What's the best way to get involved in Dask development, if there are any readers so inclined?
The docs are a good start:
There is an issue tracker with a label for Introductory issues:
I also suggest trying out the quickstart for the distributed scheduler, which is a bit more focused on Airflow/Luigi workloads:
Mostly though the core parts of Dask feel pretty solid at this point. I'd say that the best thing to do now is to use Dask on novel problems and see how they can break it. Every time this happens we learn more about how to perform task scheduling better.
Is there anything else we should know about Dask?
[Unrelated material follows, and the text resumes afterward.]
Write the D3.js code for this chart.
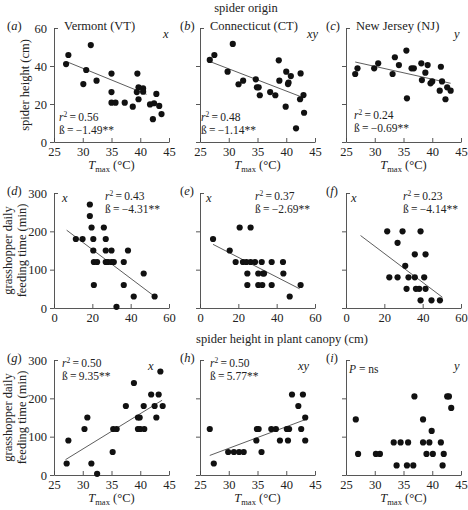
<!DOCTYPE html>
<html><head><meta charset="utf-8">
<script src="https://cdn.jsdelivr.net/npm/d3@7"></script>
<style>
body{margin:0;background:#fff}
svg{display:block}
text{font-family:"Liberation Serif","DejaVu Serif",serif;fill:#222}
</style>
</head><body>
<svg id="c" width="468" height="510"></svg>
<script>
// ---- data ----
const tmaxTicks = [25,30,35,40,45];
const heightTicks = [0,20,40,60];
const heightXTicks = [0,20,40,60];
const feedTicks = [0,100,200,300];
const stateNames = ["Vermont (VT)","Connecticut (CT)","New Jersey (NJ)"];
const panelLetters = ["a","b","c","d","e","f","g","h","i"];
const cornerTags = ["x","xy","y","x","x","x","x","xy","y"];
const r2Vals = ["0.56","0.48","0.24","0.43","0.37","0.23","0.50","0.50",null];
const betaVals = ["\u22121.49**","\u22121.14**","\u22120.69**","\u22124.31**","\u22122.69**","\u22124.14**","9.35**","5.77**",null];

const ptsA = [[27.1,41],[27.5,45.8],[31.4,51],[30.6,37.9],[30.1,30.5],[32.4,32.3],[35,36],[35,26.3],[35,20.7],[35.7,20.7],[37.3,20.7],[38.7,18.6],[39.5,36],[39.7,28.8],[39.4,26.3],[39.7,22.5],[40.5,28.2],[40.5,26.5],[41.7,19.8],[42.2,12],[42.4,20.4],[42.8,25.3],[43.3,19],[43.7,14.7]];
const ptsB = [[26.7,43.2],[27.5,45.8],[30.7,51.6],[29.8,37],[31.7,30.4],[32.5,32.3],[34.7,33],[34.9,28.8],[35.2,28.8],[35.4,24.6],[37.2,26.3],[38.1,24.6],[38.7,43],[38.8,32.3],[39.9,18.6],[40,37],[40.3,30.5],[40.4,31.2],[40.8,34.7],[42.5,36.1],[41.7,7.2],[42.4,22.5],[43,24.7],[43.1,15.4]];
const ptsC = [[26.6,35.8],[27,38.8],[29.9,38.8],[30.6,41.4],[33.1,35.8],[33.5,44.6],[34.2,40.5],[35.5,48.1],[35.6,23],[36.4,38.8],[36.8,38.8],[38.1,41.4],[38.2,32.6],[38.8,36.5],[39.2,40.5],[39.7,30.9],[40,31.9],[41.5,39.6],[41.7,31.9],[41.3,27],[42.3,22.5],[42.6,28.8],[43.2,27]];
const ptsD = [[11.4,180],[14.9,180],[18.7,270],[18.7,240],[19.6,210],[20.5,180],[20.5,150],[20.8,120],[20.8,60],[22.5,120],[26,210],[27,180],[27,150],[27,120],[28.2,120],[30,150],[30,120],[31.2,120],[32.6,3],[36.4,120],[36.4,60],[38.6,150],[41.6,30],[46.8,90],[52.5,30]];
const ptsE = [[6.8,180],[15.5,150],[18.6,120],[20.7,210],[26.4,210],[22.4,120],[24.2,120],[26.4,120],[28.7,120],[32.2,120],[37.4,120],[43.3,120],[24.7,90],[30.4,90],[32.9,90],[33.4,90],[43.5,90],[24.7,60],[30.4,60],[32.5,60],[37.4,60],[52.5,60],[46.8,30]];
const ptsF = [[21.5,200],[29.5,200],[38.9,200],[26.9,170],[35.9,140],[41.5,140],[30.9,110],[22.6,80],[26.9,80],[32.6,80],[35.9,80],[40.8,80],[31.6,50],[36.5,50],[38.2,50],[41.5,50],[38.9,20],[44.6,20],[49,20]];
const ptsG = [[27.2,30],[27.5,90],[30.3,120],[30.8,150],[31.5,30],[32.5,3],[35.2,60],[35.3,120],[35.9,120],[37.5,180],[38.9,240],[39.6,150],[39.9,150],[39.6,120],[40,120],[40.6,180],[40.7,120],[41.9,210],[42.5,180],[42.8,150],[43.2,210],[43.5,270],[43.9,180]];
const ptsH = [[26.7,120],[27.4,30],[29.9,60],[30.9,60],[31.8,60],[32.6,60],[34.8,90],[34.9,120],[35.2,120],[35.7,60],[37.4,120],[38.2,120],[38.9,90],[40.1,120],[40.5,120],[40.3,90],[41,210],[42.1,180],[42.6,120],[42.9,210],[43.3,150],[43.3,90]];
const ptsI = [[26.7,145],[27.1,55],[30.2,55],[30.9,55],[33.3,85],[33.8,25],[34.5,85],[35.8,85],[35.6,25],[36.7,25],[36.9,205],[38.4,145],[38.4,85],[39,55],[39.5,85],[39.9,115],[40.1,55],[41.5,85],[41.8,25],[42,55],[42.6,205],[42.9,205],[43.3,175]];

const lineA = [[27.5,41.9],[41.1,25.1]];
const lineB = [[26.5,42.6],[42.5,23.9]];
const lineC = [[26.6,42.1],[43.2,30.9]];
const lineD = [[6.6,203],[52,32]];
const lineE = [[6.8,166],[52,50]];
const lineF = [[7.6,189],[50.3,28]];
const lineG = [[27,40],[43.8,195]];
const lineH = [[26.7,51],[43.4,145]];

const allPts = [ptsA,ptsB,ptsC,ptsD,ptsE,ptsF,ptsG,ptsH,ptsI];
const allLines = [lineA,lineB,lineC,lineD,lineE,lineF,lineG,lineH,null];

// ---- layout ----
const colsX = [[54,169],[200,315],[346,461]];
const rowsY = [[28,142],[193,308],[360,475]];
const statPos = [[59,121],[201,121],[354,119],[105,200],[255,200],[403,200],[62,367],[210,367],[349,373]];
const cornerPos = [[163,38],[307,38],[454,38],[62,202],[206,202],[351,202],[148,370],[298,370],[454,370]];
const FS = 12.5, SFS = 11.5;

const svg = d3.select('#c');

svg.append('text').attr('x',246).attr('y',12).attr('text-anchor','middle').attr('font-size',FS).text('spider origin');
svg.append('text').attr('x',282).attr('y',343).attr('text-anchor','middle').attr('font-size',FS).text('spider height in plant canopy (cm)');

// y labels
svg.append('text').attr('transform','translate(29,85) rotate(-90)').attr('text-anchor','middle').attr('font-size',FS).text('spider height (cm)');
[250.5,417.5].forEach(cy=>{
  const t=svg.append('text').attr('transform',`translate(12,${cy}) rotate(-90)`).attr('text-anchor','middle').attr('font-size',FS);
  t.append('tspan').attr('x',0).attr('y',0).text('grasshopper daily');
  t.append('tspan').attr('x',0).attr('y',13.5).text('feeding time (min)');
});

for(let i=0;i<9;i++){
  const row=Math.floor(i/3), col=i%3;
  const [x0,x1]=colsX[col], [y0,y1]=rowsY[row];
  const x=d3.scaleLinear().domain(row===1?[0,60]:[25,45]).range([x0,x1]);
  const y=d3.scaleLinear().domain(row===0?[0,60]:[0,300]).range([y1,y0]);
  const g=svg.append('g');

  // y axis
  const yt=row===0?heightTicks:feedTicks;
  const gy=g.append('g').attr('transform',`translate(${x0},0)`)
    .call(d3.axisLeft(y).tickValues(yt).tickSize(4).tickSizeOuter(0).tickPadding(3)
      .tickFormat(col===0?d3.format('d'):()=>''));
  gy.attr('font-family',null).attr('font-size',FS);
  gy.selectAll('.tick').filter(d=>d===yt[yt.length-1]).select('line').attr('x2',4);
  gy.selectAll('path,line').attr('stroke','#444').attr('stroke-width',0.9);

  // x axis
  const xt=row===1?heightXTicks:tmaxTicks;
  const gx=g.append('g').attr('transform',`translate(0,${y1})`)
    .call(d3.axisBottom(x).tickValues(xt).tickSizeInner(-4).tickSizeOuter(0).tickPadding(5));
  gx.attr('font-family',null).attr('font-size',FS);
  gx.selectAll('path,line').attr('stroke','#444').attr('stroke-width',0.9);

  // regression line
  const ln=allLines[i];
  if(ln){
    g.append('path').attr('d',d3.line().x(d=>x(d[0])).y(d=>y(d[1]))(ln))
      .attr('fill','none').attr('stroke','#333').attr('stroke-width',0.8);
  }
  // points
  g.selectAll('circle.p').data(allPts[i]).join('circle').attr('class','p')
    .attr('cx',d=>x(d[0])).attr('cy',d=>y(d[1])).attr('r',3.1).attr('fill','#111');

  // panel label
  const pl=g.append('text').attr('x',col>0?x0-20:x0-47).attr('y',y0+2).attr('font-size',FS);
  pl.append('tspan').text('(');
  pl.append('tspan').attr('font-style','italic').text(panelLetters[i]);
  pl.append('tspan').text(')');

  if(row===0){
    g.append('text').attr('x',x0+10).attr('y',y0+2).attr('font-size',FS).text(stateNames[col]);
  }
  // corner tag
  g.append('text').attr('x',cornerPos[i][0]).attr('y',cornerPos[i][1]).attr('font-size',FS).attr('font-style','italic').text(cornerTags[i]);

  // stats
  const [sx,sy]=statPos[i];
  if(r2Vals[i]){
    const t=g.append('text').attr('x',sx).attr('y',sy).attr('font-size',SFS);
    t.append('tspan').attr('font-style','italic').text('r');
    t.append('tspan').attr('font-size',7.5).attr('dy',-4.5).text('2');
    t.append('tspan').attr('dy',4.5).text('\u2009=\u2009'+r2Vals[i]);
    g.append('text').attr('x',sx).attr('y',sy+13).attr('font-size',SFS).text('\u00df\u2009=\u2009'+betaVals[i]);
  } else {
    const t=g.append('text').attr('x',sx).attr('y',sy).attr('font-size',SFS);
    t.append('tspan').attr('font-style','italic').text('P');
    t.append('tspan').text(' = ns');
  }

  // x label
  if(row!==1){
    const cx=(x0+x1)/2;
    const xl=g.append('text').attr('x',cx).attr('y',row===0?169:502).attr('text-anchor','middle').attr('font-size',FS);
    xl.append('tspan').attr('font-style','italic').text('T');
    xl.append('tspan').attr('font-size',8.5).attr('dy',3).text('max');
    xl.append('tspan').attr('dy',-3).text(' (\u00b0C)');
  }
}
</script>
</body></html>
Yeah, people are paying for this stuff now, which is crazy. Dask is mostly grant funded (thanks DARPA and Moore!) but I'm now starting to get e-mails pretty regularly from companies asking to pay for the development of particular open source features. Gone is the conversation where we have to convince them that open-sourcing the work would be better for everyone. They bring it up right away. So if you're into open source software you should be really happy. And if you're a company interested in a flexible distributed computing system in Python, you know how to get in contact with me :)
I want to thank you for your time, Matthew. Your name seems synonymous with Dask development on the interwebs, and I'm sure it keeps you busy. We appreciate you taking the time to talk with us.
Heh, that's only because I'm the loudest :)
There are several others without whom Dask would never be where it is today. There are core developers like Jim Crist, Martin Durant, Erik Welch, Masakai Horikoshi, Blake Griffith, and about 70 others. There are developers of other PyData libraries like MinRK (Jupyter), Stephan Hoyer (XArray, Pandas), Jeff Reback (Pandas), Stefan van der Walt (NumPy, SKImage), Olivier Grisel (SKLearn, Joblib) that collaborate heavily to make sure that Dask integrates well with the rest of the Python ecosystem. There are people within Continuum like Ben Zaitlen, Kris Overholt, Daniel Rodriguez, and Christine Doig who make sure that systems run smoothly so that development happens rapidly. There are also people who fund Dask's development, like the DARPA XData project, the Moore Foundation, and private companies. These organizations make sure that people like me can work on projects like Dask full time; which is pretty great!
I'm definitely forgetting several awesome people in that list.